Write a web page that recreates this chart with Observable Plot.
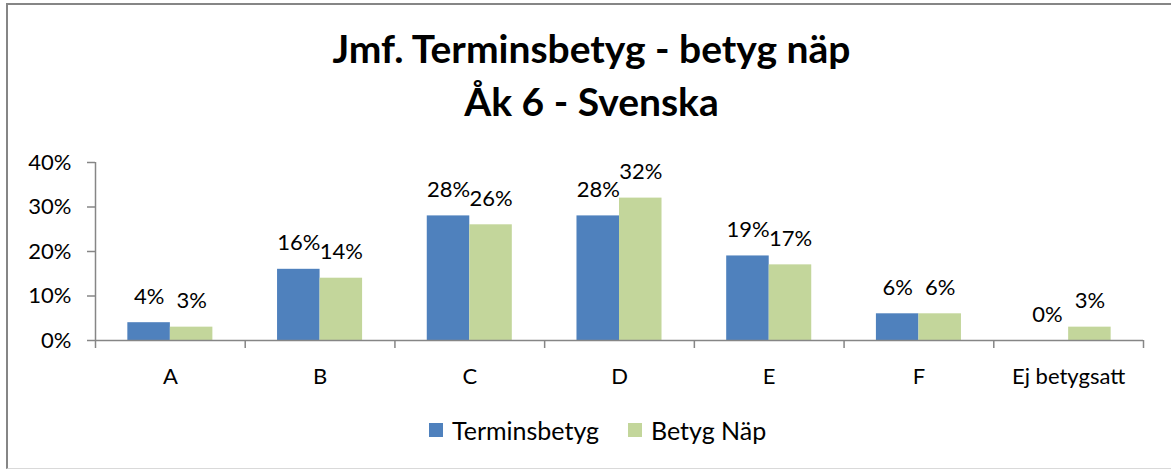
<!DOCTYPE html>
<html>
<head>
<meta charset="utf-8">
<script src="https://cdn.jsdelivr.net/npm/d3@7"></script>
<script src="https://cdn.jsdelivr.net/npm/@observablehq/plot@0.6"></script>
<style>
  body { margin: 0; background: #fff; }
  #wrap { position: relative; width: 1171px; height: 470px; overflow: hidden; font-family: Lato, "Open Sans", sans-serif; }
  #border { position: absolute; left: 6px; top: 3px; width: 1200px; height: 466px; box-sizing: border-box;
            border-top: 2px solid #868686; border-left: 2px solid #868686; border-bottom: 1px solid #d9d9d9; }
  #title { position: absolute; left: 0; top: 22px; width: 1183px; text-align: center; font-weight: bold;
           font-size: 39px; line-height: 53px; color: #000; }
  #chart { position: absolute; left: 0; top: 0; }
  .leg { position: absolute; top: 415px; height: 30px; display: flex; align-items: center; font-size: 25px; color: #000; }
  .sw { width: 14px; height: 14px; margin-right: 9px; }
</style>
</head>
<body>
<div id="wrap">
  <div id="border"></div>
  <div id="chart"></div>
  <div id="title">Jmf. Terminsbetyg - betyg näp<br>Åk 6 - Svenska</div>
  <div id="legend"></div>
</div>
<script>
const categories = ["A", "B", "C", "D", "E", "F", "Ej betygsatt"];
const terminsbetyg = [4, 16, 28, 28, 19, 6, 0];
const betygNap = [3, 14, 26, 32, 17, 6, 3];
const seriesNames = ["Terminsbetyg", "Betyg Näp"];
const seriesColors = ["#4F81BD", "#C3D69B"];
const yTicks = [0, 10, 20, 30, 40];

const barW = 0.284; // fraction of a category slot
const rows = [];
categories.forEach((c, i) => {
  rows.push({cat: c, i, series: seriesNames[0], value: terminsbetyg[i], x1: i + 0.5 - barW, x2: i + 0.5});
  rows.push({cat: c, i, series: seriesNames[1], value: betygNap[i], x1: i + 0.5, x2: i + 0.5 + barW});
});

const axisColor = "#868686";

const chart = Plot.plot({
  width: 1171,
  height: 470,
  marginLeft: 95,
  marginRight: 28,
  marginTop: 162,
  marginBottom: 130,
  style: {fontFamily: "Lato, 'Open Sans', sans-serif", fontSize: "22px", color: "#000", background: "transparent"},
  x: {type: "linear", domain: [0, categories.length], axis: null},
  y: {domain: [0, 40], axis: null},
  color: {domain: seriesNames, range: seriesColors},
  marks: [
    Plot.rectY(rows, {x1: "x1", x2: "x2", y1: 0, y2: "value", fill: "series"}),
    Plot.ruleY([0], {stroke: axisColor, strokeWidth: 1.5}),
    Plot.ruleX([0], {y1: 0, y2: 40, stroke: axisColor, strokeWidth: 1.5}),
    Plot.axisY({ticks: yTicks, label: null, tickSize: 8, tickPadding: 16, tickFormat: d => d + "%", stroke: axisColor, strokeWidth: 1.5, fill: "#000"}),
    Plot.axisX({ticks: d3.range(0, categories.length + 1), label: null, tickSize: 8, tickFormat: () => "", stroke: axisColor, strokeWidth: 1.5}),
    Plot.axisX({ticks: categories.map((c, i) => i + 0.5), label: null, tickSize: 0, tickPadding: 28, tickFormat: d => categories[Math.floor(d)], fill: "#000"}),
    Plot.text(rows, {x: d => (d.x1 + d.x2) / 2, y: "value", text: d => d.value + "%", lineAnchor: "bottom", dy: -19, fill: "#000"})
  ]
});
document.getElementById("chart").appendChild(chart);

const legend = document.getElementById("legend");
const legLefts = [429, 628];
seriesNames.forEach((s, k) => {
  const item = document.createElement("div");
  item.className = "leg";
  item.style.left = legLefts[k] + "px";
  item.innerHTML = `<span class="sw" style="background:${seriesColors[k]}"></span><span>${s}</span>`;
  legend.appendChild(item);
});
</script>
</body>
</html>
==
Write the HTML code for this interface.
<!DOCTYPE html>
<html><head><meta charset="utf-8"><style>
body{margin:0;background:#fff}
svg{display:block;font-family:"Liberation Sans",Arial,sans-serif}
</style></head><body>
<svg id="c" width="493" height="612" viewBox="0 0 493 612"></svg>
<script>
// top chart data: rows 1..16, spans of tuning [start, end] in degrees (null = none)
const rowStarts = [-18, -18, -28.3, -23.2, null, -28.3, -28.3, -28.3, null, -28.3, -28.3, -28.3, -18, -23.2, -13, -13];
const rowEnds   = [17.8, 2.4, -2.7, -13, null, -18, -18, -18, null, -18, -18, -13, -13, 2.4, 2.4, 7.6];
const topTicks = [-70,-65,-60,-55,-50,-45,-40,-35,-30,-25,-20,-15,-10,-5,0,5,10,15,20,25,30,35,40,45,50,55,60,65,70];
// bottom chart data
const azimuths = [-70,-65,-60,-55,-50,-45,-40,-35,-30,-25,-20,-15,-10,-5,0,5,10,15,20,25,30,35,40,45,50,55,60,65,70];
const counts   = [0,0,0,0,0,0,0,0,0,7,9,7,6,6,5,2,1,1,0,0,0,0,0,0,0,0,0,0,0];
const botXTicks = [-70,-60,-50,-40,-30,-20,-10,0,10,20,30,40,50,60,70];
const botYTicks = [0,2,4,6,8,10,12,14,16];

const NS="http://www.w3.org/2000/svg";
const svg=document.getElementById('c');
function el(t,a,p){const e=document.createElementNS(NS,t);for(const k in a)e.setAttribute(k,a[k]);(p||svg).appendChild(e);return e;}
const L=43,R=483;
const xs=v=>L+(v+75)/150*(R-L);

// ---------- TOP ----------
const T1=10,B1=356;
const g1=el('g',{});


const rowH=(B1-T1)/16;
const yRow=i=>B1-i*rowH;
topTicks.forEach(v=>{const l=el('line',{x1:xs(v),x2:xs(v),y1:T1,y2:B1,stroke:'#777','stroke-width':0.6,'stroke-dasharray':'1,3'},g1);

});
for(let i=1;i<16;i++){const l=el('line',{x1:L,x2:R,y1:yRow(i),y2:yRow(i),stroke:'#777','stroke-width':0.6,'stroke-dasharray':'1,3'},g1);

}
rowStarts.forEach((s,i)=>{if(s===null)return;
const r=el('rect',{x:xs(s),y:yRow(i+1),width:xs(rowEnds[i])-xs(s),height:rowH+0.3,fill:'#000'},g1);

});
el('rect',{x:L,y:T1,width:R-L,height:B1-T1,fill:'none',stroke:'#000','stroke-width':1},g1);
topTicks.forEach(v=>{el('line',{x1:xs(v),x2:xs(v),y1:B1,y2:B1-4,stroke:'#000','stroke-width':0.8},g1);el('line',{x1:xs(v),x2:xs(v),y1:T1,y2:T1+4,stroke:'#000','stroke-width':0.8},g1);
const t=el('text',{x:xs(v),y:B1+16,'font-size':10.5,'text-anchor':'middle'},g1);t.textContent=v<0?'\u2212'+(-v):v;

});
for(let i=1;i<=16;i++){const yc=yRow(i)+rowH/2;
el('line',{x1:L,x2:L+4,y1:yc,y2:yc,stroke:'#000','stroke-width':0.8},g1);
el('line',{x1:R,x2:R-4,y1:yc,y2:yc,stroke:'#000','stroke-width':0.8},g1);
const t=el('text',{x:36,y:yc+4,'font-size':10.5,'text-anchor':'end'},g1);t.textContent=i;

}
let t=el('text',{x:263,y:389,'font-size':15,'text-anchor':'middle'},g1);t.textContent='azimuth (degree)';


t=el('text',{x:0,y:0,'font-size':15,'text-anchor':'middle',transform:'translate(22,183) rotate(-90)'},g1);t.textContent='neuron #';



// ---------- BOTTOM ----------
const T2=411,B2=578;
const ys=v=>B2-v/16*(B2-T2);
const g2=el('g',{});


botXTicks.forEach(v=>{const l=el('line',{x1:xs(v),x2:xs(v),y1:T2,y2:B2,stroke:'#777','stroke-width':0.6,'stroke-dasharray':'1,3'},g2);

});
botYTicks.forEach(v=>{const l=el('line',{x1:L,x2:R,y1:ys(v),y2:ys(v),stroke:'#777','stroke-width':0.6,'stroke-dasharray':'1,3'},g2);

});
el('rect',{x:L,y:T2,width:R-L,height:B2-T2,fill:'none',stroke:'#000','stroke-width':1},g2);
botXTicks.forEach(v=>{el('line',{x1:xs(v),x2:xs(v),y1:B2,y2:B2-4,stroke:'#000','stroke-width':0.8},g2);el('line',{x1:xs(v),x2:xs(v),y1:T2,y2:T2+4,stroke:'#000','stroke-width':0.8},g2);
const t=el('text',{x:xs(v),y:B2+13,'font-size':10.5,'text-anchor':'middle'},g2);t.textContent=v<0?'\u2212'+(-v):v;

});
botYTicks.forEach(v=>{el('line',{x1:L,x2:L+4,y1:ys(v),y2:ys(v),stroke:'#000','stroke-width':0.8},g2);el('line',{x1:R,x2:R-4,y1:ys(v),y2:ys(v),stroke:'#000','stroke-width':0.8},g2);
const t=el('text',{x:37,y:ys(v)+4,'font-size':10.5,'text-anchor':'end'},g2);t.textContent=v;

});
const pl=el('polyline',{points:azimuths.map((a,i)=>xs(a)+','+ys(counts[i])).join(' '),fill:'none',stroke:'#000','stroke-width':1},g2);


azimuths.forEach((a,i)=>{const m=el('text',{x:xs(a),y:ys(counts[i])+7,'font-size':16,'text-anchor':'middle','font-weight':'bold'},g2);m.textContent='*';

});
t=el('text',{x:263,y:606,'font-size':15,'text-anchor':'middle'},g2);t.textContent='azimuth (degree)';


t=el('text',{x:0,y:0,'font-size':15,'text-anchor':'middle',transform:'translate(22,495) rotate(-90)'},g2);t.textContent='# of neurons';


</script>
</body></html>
==
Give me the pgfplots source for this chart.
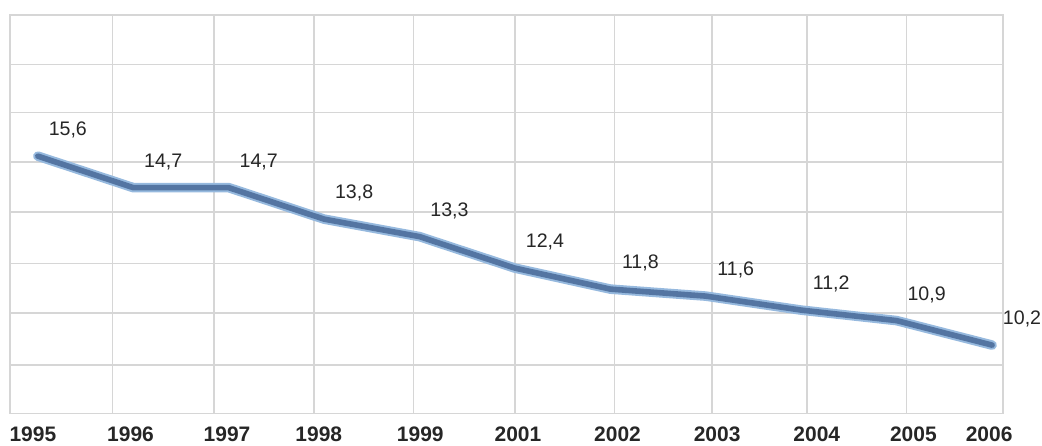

## EXERCISE BRIEF
Copy out each line of the records where the string "chart" appears.

## TASK RESULT
Write a web page that recreates this chart with Observable Plot.
  #chart { position: absolute; left: 0; top: 0; }
  <div id="chart"></div>
const chart = Plot.plot({
document.getElementById("chart").appendChild(chart);
// top chart data: rows 1..16, spans of tuning [start, end] in degrees (null = none)
// bottom chart data
Give me the pgfplots source for this chart.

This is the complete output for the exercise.